▶ **Material for this exercise**:
↓
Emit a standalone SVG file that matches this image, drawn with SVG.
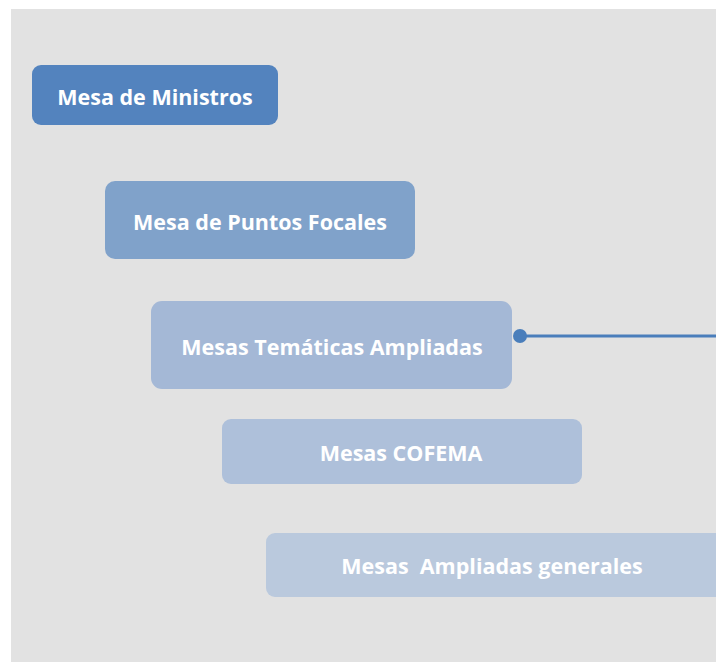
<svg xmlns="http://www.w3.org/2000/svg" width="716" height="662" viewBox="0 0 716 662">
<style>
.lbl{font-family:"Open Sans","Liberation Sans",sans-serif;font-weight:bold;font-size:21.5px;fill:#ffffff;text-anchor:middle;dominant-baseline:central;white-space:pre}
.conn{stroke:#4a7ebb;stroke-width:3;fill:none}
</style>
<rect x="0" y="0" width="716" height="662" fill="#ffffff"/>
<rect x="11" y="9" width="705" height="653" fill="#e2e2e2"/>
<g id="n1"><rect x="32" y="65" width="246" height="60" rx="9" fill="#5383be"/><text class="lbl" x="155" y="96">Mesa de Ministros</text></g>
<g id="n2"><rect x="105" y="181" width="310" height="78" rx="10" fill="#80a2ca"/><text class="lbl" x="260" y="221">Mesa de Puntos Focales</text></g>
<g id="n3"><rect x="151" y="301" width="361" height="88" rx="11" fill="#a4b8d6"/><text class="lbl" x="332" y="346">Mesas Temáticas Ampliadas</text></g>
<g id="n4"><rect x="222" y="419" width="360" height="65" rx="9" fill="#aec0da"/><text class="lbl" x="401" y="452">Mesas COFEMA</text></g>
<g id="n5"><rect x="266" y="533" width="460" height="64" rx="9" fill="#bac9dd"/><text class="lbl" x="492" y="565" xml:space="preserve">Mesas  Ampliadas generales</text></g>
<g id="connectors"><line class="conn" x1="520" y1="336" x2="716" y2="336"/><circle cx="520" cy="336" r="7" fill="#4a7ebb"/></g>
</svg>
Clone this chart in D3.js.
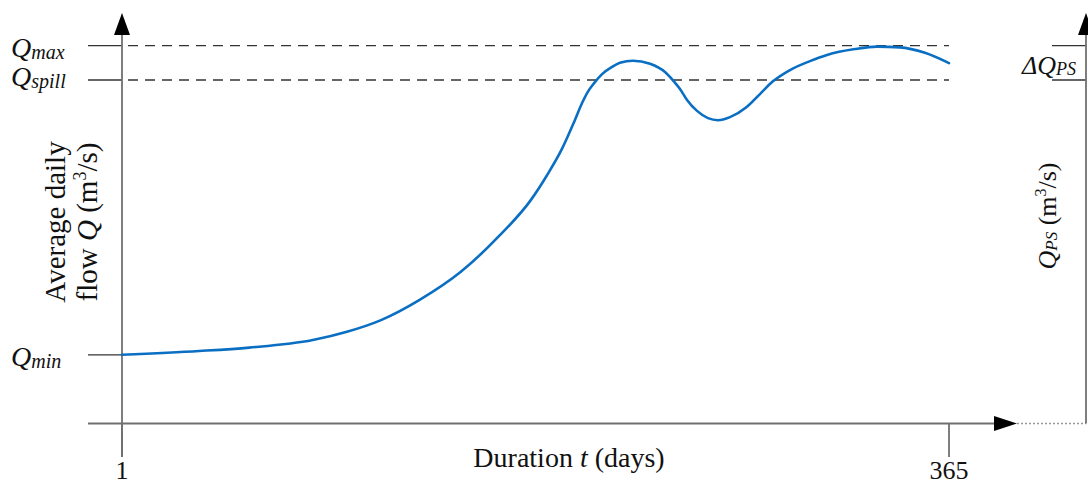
↑
↓
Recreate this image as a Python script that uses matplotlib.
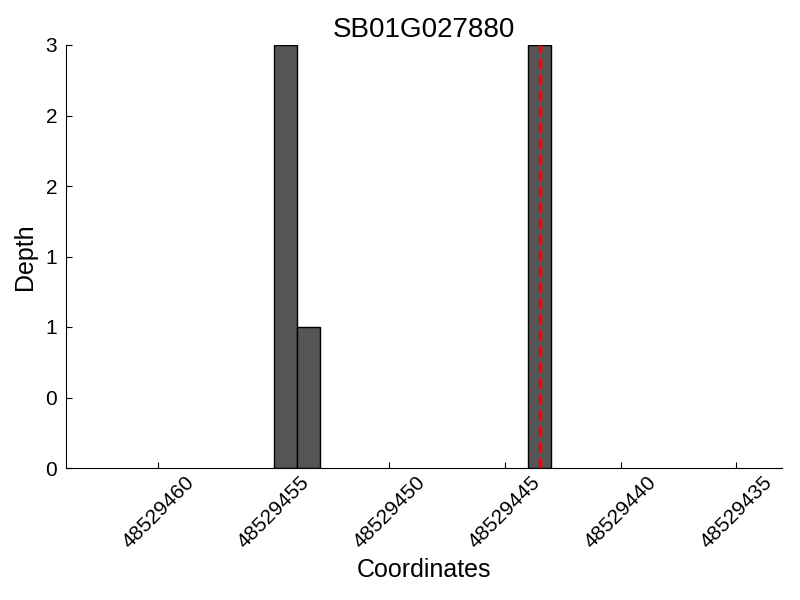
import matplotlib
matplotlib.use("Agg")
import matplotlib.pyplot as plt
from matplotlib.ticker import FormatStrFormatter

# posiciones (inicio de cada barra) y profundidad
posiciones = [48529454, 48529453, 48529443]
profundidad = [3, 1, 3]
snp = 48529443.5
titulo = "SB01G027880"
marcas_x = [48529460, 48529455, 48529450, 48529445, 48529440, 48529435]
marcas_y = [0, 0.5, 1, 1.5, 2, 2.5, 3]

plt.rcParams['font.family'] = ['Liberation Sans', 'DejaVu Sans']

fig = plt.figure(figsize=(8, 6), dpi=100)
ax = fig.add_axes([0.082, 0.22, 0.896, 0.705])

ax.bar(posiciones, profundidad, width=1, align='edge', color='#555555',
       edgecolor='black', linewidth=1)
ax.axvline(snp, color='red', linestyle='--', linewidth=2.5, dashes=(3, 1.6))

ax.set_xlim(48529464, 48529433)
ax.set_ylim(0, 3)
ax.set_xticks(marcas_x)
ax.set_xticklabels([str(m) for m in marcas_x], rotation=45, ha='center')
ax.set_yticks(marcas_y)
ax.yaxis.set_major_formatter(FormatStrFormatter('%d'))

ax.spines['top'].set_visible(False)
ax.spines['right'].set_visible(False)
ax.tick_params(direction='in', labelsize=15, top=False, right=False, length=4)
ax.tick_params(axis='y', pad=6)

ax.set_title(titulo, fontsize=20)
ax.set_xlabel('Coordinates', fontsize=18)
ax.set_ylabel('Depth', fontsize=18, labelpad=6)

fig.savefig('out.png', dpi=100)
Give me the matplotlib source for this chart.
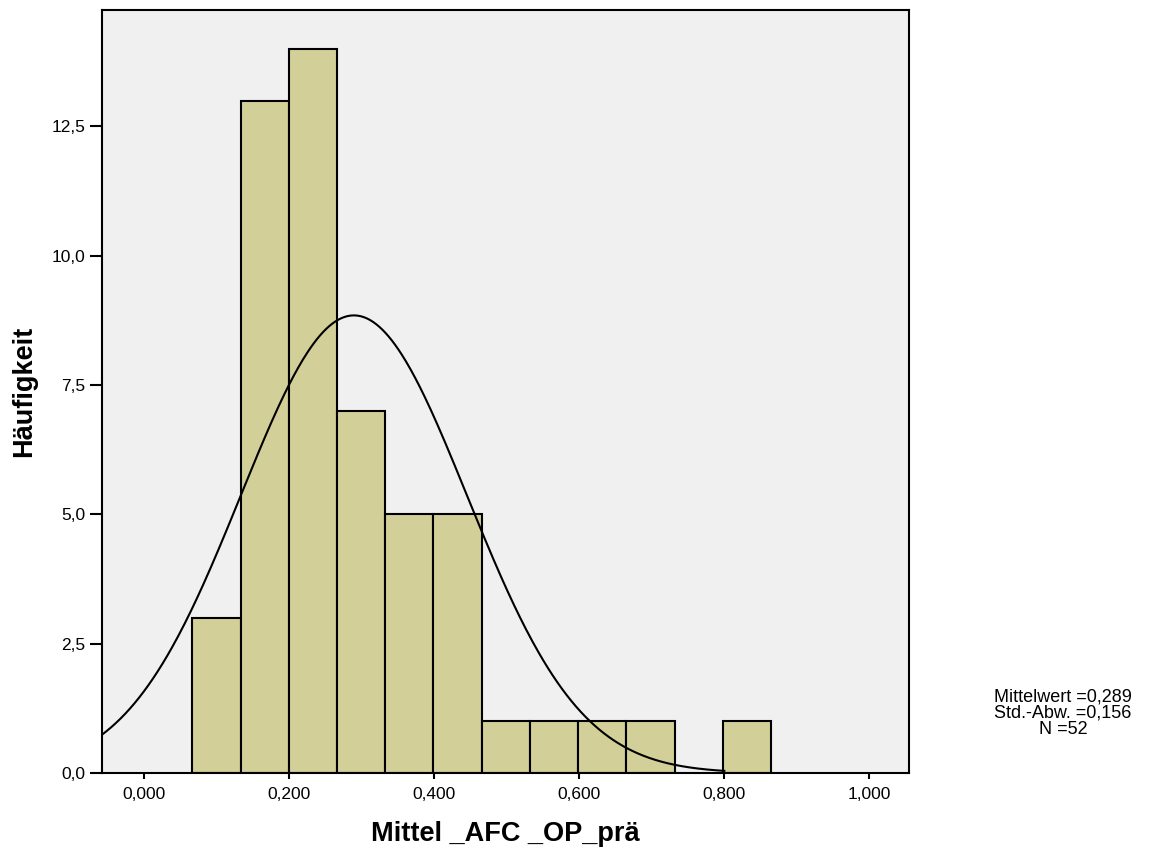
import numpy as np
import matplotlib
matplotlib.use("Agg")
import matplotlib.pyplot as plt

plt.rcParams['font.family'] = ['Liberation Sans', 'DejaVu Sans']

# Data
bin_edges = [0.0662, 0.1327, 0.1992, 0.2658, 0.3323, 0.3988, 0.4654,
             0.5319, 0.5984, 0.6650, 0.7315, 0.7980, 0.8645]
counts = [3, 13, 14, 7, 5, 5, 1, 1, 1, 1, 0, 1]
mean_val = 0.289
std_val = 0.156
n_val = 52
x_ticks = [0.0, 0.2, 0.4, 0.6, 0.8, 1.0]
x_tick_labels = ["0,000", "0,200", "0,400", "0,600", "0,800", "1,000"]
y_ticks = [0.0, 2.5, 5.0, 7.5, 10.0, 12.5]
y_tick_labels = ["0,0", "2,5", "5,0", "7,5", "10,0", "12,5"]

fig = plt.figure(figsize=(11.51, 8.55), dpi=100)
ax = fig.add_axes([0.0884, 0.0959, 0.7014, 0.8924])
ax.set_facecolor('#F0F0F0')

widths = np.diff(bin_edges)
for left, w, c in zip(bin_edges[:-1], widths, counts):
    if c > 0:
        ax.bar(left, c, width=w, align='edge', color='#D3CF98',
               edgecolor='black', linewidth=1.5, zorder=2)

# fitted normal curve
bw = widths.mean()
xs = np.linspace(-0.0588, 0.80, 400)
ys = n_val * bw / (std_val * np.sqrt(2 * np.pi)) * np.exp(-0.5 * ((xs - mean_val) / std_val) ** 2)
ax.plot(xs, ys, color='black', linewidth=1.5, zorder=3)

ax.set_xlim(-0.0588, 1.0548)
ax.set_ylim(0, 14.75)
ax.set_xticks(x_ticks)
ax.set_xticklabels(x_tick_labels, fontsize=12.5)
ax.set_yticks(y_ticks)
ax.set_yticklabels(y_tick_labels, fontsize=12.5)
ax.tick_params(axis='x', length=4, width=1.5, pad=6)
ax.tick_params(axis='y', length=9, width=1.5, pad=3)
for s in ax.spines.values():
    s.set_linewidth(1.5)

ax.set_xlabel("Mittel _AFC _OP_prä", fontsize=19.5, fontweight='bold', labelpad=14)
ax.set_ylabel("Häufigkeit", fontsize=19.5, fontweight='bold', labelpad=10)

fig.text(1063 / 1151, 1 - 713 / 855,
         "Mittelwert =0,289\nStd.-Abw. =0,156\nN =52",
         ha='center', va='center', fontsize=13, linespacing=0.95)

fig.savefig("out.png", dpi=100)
↑
▶ **Goal of the exercise**: Go to the line that contains "Recreate this image" and copy from there down to the line that contains "from matplotlib.ticker import", with both lines included. Pass over the pictures.

▶ **Exercise solution**:
Recreate this image as a Python script that uses matplotlib.
import matplotlib
matplotlib.use("Agg")
import matplotlib.pyplot as plt
from matplotlib.ticker import FormatStrFormatter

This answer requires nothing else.